BEGIN STORED RECORDS

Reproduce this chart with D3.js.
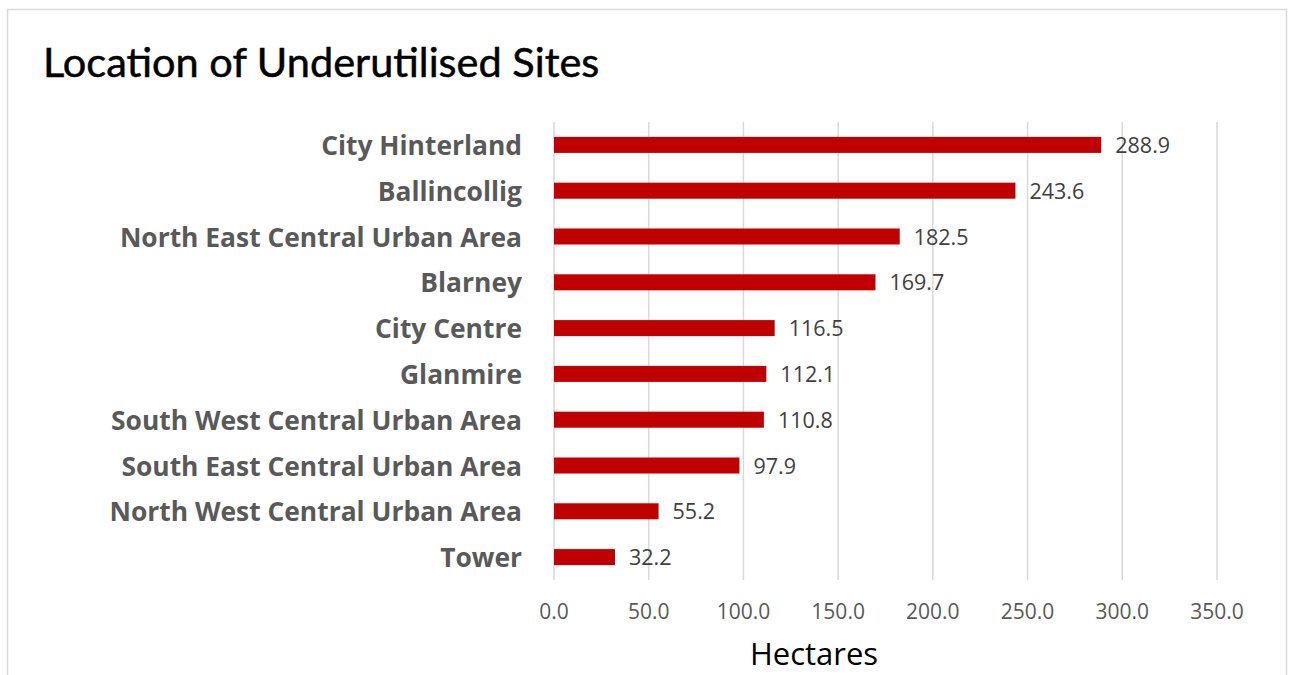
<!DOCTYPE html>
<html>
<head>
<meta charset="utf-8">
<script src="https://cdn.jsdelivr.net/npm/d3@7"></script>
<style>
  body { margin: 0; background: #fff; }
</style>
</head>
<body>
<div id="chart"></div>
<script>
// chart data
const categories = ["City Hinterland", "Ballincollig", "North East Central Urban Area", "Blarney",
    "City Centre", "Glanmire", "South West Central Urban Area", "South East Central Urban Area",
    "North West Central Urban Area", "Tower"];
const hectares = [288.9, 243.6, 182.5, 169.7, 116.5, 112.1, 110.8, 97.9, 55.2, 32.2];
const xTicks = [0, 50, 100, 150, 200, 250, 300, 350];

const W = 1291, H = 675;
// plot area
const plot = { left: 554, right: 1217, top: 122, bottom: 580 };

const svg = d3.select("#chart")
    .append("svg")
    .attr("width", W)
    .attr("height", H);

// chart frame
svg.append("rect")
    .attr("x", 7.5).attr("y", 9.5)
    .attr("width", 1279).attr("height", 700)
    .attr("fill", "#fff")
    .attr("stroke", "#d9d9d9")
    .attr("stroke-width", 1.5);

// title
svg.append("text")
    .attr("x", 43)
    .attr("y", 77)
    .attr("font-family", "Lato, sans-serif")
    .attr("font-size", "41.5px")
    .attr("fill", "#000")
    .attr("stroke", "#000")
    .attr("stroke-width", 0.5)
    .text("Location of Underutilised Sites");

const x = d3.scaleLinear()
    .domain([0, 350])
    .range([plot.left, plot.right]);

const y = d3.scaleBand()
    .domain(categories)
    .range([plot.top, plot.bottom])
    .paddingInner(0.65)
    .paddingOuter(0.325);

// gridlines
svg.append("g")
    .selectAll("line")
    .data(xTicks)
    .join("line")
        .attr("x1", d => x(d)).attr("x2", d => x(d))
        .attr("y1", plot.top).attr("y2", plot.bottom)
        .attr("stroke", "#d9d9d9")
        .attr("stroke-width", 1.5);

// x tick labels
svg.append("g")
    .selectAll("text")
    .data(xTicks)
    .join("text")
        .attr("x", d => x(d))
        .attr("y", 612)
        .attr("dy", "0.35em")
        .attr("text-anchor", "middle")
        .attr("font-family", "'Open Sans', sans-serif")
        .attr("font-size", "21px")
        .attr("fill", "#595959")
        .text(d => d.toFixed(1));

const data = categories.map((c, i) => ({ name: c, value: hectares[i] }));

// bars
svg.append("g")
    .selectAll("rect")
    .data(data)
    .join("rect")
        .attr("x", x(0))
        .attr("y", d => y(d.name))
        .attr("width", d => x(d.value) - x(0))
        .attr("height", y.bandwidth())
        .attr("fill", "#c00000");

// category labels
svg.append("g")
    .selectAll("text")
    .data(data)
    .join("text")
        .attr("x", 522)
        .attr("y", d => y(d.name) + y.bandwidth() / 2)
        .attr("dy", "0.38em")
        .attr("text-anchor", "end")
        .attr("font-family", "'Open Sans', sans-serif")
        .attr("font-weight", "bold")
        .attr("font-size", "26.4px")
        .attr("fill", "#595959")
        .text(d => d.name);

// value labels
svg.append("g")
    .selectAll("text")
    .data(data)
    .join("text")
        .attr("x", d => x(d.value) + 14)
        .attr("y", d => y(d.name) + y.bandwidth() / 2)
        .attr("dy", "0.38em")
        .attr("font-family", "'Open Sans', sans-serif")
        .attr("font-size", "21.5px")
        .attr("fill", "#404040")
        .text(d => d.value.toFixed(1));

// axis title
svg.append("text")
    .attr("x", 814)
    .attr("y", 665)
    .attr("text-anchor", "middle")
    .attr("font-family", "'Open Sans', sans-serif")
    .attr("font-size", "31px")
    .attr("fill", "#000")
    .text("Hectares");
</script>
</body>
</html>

END STORED RECORDS
BEGIN STORED RECORDS

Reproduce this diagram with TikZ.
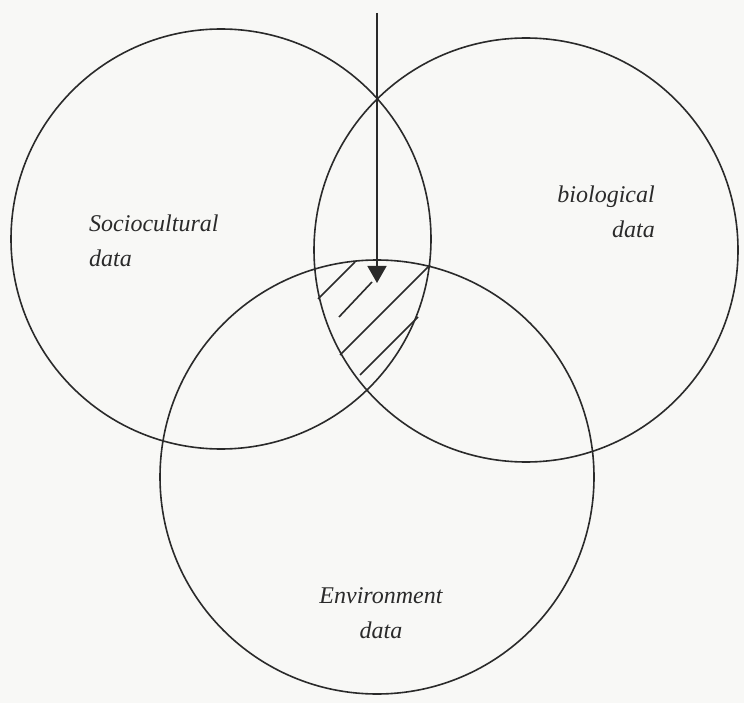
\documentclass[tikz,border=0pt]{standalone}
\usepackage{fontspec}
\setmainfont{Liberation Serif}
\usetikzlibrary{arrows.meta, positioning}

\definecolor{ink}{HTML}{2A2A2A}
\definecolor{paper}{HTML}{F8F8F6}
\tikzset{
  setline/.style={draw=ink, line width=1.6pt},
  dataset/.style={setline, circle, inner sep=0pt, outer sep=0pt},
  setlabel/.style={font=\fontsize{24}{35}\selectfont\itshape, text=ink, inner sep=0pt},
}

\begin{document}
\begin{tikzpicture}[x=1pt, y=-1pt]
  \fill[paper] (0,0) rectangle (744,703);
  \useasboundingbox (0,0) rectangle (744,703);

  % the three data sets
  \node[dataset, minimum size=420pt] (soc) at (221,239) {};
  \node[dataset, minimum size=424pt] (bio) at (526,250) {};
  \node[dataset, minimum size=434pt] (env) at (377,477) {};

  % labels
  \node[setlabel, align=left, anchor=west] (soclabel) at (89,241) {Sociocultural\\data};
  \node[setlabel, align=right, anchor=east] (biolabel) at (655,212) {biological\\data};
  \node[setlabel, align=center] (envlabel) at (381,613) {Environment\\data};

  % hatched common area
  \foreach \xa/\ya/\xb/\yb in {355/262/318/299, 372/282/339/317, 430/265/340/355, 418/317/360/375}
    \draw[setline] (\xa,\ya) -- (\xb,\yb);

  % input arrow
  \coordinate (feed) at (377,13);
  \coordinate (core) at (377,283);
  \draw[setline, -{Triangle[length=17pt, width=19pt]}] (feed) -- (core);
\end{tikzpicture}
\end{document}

END STORED RECORDS
BEGIN STORED RECORDS

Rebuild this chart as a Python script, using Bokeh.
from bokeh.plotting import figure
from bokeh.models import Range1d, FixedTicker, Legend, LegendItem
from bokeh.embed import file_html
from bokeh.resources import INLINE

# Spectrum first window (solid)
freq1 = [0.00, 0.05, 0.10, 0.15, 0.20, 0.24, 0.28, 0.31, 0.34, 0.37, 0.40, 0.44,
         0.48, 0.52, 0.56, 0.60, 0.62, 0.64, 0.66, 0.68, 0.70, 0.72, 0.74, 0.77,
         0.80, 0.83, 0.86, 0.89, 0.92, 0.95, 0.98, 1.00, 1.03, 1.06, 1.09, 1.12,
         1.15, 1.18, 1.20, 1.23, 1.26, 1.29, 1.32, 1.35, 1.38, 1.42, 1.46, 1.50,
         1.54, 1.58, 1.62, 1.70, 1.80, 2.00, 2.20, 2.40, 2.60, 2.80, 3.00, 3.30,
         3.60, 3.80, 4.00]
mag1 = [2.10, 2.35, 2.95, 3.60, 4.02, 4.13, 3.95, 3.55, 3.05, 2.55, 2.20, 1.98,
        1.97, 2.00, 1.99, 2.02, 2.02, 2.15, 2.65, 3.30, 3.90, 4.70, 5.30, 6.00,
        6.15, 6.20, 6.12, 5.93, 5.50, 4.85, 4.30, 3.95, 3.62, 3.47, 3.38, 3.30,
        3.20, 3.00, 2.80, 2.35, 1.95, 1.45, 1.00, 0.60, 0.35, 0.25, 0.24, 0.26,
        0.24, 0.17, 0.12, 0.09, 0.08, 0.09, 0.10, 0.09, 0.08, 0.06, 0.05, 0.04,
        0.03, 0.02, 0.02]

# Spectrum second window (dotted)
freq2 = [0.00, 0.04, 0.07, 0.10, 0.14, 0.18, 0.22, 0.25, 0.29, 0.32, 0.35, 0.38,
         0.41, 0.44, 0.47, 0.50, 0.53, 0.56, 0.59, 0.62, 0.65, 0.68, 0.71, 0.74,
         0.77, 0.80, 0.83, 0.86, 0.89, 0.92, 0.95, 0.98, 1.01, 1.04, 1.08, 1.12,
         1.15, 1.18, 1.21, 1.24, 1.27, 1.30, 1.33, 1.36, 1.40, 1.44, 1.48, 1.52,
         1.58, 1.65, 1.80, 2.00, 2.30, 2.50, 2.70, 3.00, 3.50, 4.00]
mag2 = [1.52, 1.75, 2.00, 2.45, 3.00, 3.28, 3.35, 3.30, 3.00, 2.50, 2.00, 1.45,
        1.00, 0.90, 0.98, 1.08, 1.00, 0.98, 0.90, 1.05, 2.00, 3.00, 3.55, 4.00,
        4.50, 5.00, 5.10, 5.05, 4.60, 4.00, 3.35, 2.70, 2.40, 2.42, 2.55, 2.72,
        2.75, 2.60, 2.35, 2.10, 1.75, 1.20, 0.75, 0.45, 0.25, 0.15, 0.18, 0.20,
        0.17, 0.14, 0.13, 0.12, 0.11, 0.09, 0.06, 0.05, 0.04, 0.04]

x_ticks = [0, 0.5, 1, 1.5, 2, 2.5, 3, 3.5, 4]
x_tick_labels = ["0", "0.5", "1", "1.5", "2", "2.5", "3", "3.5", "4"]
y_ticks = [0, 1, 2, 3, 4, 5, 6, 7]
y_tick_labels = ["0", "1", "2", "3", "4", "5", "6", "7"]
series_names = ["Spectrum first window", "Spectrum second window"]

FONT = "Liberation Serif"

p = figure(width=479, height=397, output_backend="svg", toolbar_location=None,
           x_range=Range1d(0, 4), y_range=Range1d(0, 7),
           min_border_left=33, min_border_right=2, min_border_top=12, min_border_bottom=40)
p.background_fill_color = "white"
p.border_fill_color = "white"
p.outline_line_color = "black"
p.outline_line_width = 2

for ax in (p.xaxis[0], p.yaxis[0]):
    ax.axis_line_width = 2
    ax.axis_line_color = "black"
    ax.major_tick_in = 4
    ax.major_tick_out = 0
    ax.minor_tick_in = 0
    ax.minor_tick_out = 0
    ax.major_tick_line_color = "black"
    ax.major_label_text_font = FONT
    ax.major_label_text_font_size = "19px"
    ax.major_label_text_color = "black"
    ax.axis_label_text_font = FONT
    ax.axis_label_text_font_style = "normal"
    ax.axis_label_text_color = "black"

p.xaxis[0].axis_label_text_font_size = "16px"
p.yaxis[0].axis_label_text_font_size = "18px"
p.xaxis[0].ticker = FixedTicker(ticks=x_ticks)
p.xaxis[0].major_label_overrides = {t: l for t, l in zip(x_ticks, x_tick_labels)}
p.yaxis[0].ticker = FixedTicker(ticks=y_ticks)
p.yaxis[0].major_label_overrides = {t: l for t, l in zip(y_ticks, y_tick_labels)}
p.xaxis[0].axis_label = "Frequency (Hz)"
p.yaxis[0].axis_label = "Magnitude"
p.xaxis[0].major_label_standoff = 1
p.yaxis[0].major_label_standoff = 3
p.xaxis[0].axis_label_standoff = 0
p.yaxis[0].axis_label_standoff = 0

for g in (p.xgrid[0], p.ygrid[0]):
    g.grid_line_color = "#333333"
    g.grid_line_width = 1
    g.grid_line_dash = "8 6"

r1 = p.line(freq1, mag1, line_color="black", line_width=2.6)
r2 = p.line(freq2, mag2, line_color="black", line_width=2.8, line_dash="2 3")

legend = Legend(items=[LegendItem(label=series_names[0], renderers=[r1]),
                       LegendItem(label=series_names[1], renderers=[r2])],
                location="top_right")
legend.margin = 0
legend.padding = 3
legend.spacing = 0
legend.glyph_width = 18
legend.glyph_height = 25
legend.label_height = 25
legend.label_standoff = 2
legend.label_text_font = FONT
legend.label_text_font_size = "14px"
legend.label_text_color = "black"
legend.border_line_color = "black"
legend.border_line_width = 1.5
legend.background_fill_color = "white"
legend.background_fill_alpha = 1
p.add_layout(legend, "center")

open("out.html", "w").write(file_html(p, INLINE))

END STORED RECORDS

■ WHAT THE TASK REQUIRES
Repeat only the lines running from "Reproduce this diagram with TikZ." to "(\xa,\ya) -- (\xb,\yb);", ends included, and leave the pictures out.

■ REPLY TO THE TASK
Reproduce this diagram with TikZ.
\documentclass[tikz,border=0pt]{standalone}
\usepackage{fontspec}
\setmainfont{Liberation Serif}
\usetikzlibrary{arrows.meta, positioning}

\definecolor{ink}{HTML}{2A2A2A}
\definecolor{paper}{HTML}{F8F8F6}
\tikzset{
  setline/.style={draw=ink, line width=1.6pt},
  dataset/.style={setline, circle, inner sep=0pt, outer sep=0pt},
  setlabel/.style={font=\fontsize{24}{35}\selectfont\itshape, text=ink, inner sep=0pt},
}

\begin{document}
\begin{tikzpicture}[x=1pt, y=-1pt]
  \fill[paper] (0,0) rectangle (744,703);
  \useasboundingbox (0,0) rectangle (744,703);

  % the three data sets
  \node[dataset, minimum size=420pt] (soc) at (221,239) {};
  \node[dataset, minimum size=424pt] (bio) at (526,250) {};
  \node[dataset, minimum size=434pt] (env) at (377,477) {};

  % labels
  \node[setlabel, align=left, anchor=west] (soclabel) at (89,241) {Sociocultural\\data};
  \node[setlabel, align=right, anchor=east] (biolabel) at (655,212) {biological\\data};
  \node[setlabel, align=center] (envlabel) at (381,613) {Environment\\data};

  % hatched common area
  \foreach \xa/\ya/\xb/\yb in {355/262/318/299, 372/282/339/317, 430/265/340/355, 418/317/360/375}
    \draw[setline] (\xa,\ya) -- (\xb,\yb);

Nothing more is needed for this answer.